The hidden water risks of a Florida property are rarely visible until they manifest as structural damage, moisture intrusion, or drainage collapse. Gaining clarity on those risks before committing to any drainage investment is not just prudent. It is the only defensible starting point for protecting a high-value Florida asset over the long term.

Frequently Asked Questions

How much does a French drain installation cost in Florida in 2026?

Florida French drain installations cost between $25 and $60 per linear foot for exterior systems in 2026, with interior applications ranging from $40 to $100 per linear foot. Total project costs vary significantly based on system length, depth, soil conditions, engineering requirements, and whether sump pump integration is required.

Why is French drain installation more expensive in Florida than in other states?

Florida's high water table, sandy soils, storm intensity, and flat terrain require larger-diameter pipe, infrastructure-grade filter fabric, and engineering specifications that exceed national average standards. Permitting requirements and the frequent need for PE-stamped engineering plans also add costs that are less common in other states.

Do I need a permit for French drain installation in Florida?
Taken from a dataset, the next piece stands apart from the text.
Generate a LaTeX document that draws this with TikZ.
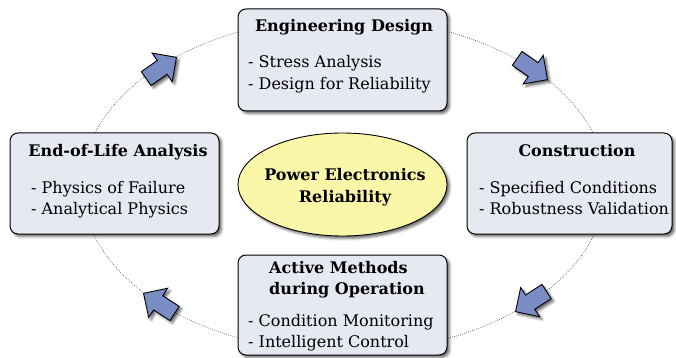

In most Florida jurisdictions, drainage systems that discharge to municipal infrastructure, water bodies, or cross property boundaries require permits and in many cases professional engineering documentation. The permitting requirement should be treated as a baseline assumption for any significant French drain project rather than an exception.

Is a French drain enough to protect my Florida home from flooding?

A French drain alone is rarely sufficient for Florida properties facing serious drainage risk. Florida's environmental conditions typically require a layered approach that may include surface drainage systems, sump pump integration, erosion control, and properly engineered water flow direction to achieve reliable, long-term flood mitigation.

How long does a French drain last in Florida's soil conditions?

A properly engineered French drain with infrastructure-grade filter fabric and correctly specified aggregate can last 30 to 50 years under Florida conditions. Systems installed without proper filter fabric in sandy Florida soils are at significant risk of drainage collapse within 5 to 10 years due to fine particle migration into the pipe and aggregate.

What is the total cost of a French drain system for an average Florida home in 2026?

For an average Florida residential property requiring 150 to 200 linear feet of exterior French drain, total installation costs including materials, labor, filter fabric, and basic permitting typically range from $4,500 to $15,000 or more. Properties requiring engineering plans, sump pump integration, or longer system runs will see costs increase substantially beyond that range.

Should I get a flood risk assessment before installing a French drain in Florida?

A professional Flood Risk Assessment is the recommended starting point before any drainage investment in Florida. Without a site-specific assessment of soil conditions, water table elevation, runoff behavior, and existing drainage infrastructure, it is not possible to accurately scope or price a French drain system that will perform reliably over the long term.